Only in terms of the magnitude of the extent drop. But if there’s one thing I’ve learned about watching sea ice melt, it is that it ‘loves’ to confound.
Kevin McKinney says
#37–Maybe, but IIRC, I saw an estimate of .7 w/m2 for an ice-free Arctic summer. So, maybe not–though the .7 estimate was probably somewhat of a ‘spherical cow in a vacuum’ deal.
David Lea says
@James Annan (#14). Thanks for posting your paper. I think there is a disconnect between the modeling and paleodata community that is affecting your estimates. The data community (geochemical proxies) would argue that we’ve solidly established the 2.5-3 deg cooling level for the deep tropics during the LGM. The MARGO data is dominated by older foram transfer function estimates, which even its most ardent practitioners would agree do not record tropical changes accurately. This is an important point that is affecting a number of recent estimates of sensitivity using MARGO data.
[Response: David, thanks for dropping by. I take it you mean that the Margo data is resulting in underestimates of climate sensitivity? –eric]
David Lea says
@Eric: Yes, that’s the implication. if you look at Fig. 2 in Hargreaves et al, the observational band for LGM tropical cooling they use, based on MARGO, is -1.1 to -2.5 deg C, equating to a sensitivity of about 2.5 deg. Using an estimate of the mean tropical cooling based on geochemical proxies of 2.5-3 deg would yield a sensitivity closer to 3.5 deg (but perhaps Julia will comment).
David B. Benson says
Paul Williams @37 — The ice sheets become dirtier over time.
Hank Roberts says
Do the ‘older foram transfer function estimates’ make different calculations but using the same original material? Or is this new field data? How did the geochemists come by the ‘geochemical proxies of 2.5-3’ now favored?
David Lea says
@Hank Roberts #45. I believe that the transfer function estimates used in MARGO are based on the traditional method used in CLIMAP, rather than newer approaches. And I also believe it is largely the same data set used in CLIMAP. As for the geochemical data, it is based on Mg/Ca in foraminifera, alkenone unsaturation in sediments and some sparse data from other techniques such as Ca isotopes, clumped isotopes and TEX86. The -2.5 to -3.0 deg cooling value is my subjective estimate based on knowledge of the data and various published compilations.
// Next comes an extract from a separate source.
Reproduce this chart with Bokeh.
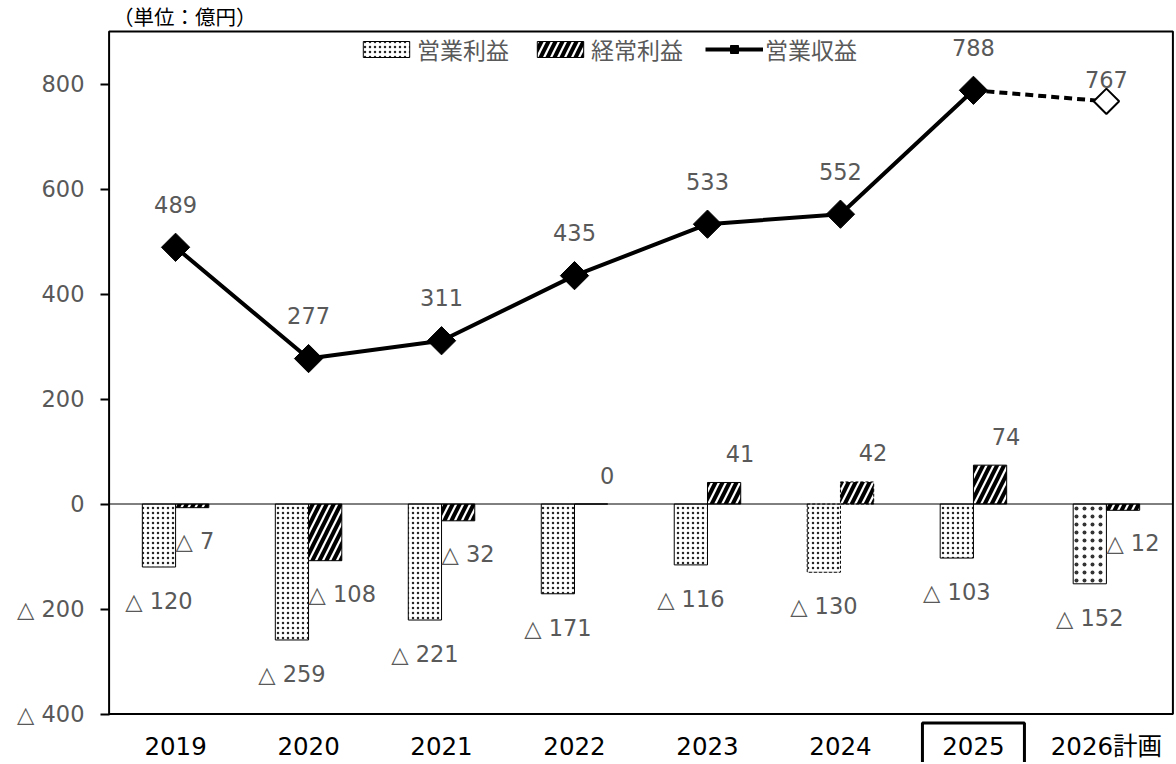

Although LGM oxygen isotope changes cannot be used to independently assess cooling, they provide a useful additional constraint that is difficult to reconcile with a cooling much less than 3 deg.
Chris Colose says
Thanks Dr. Lea for coming by,
It would be interesting to have someone do a post on the history of LGM ocean-temperature reconstructions following CLIMAP, including the Sr/Ca evidence.
There’s a lot to it (and I think is one of the initial pushes for Lindzen in developing his faith in a low climate sensitivity).
Hank Roberts says
This helps (I’d heard some of the terms, I’d have to look up all of ’em again as most of what I know is decades out of date)
Please go on at as much length as you have patience for.
Hank Roberts says
> affecting a number of recent estimates
> of sensitivity using MARGO data.
Time to invite all the authors whose work is affected to a barbeque?
How hard is it to revise a paper if the author (or reviewer, or editor) decides this change should be made? Simple, or complicated?
Bill Woolverton says
Dan H #28:
Not sure where you get the idea that a record low extent is set every five years. The previous record to 2007 was in 2005. As I recall the 2007 record resulted from very favourable weather conditions, so it would have been unlikely for another record to be set for several years (and it wasn’t). I think we can say that the 2007 melt made it more likely that another record smashing melt season would occur eventually given the right conditions, and that we can say the same about 2012.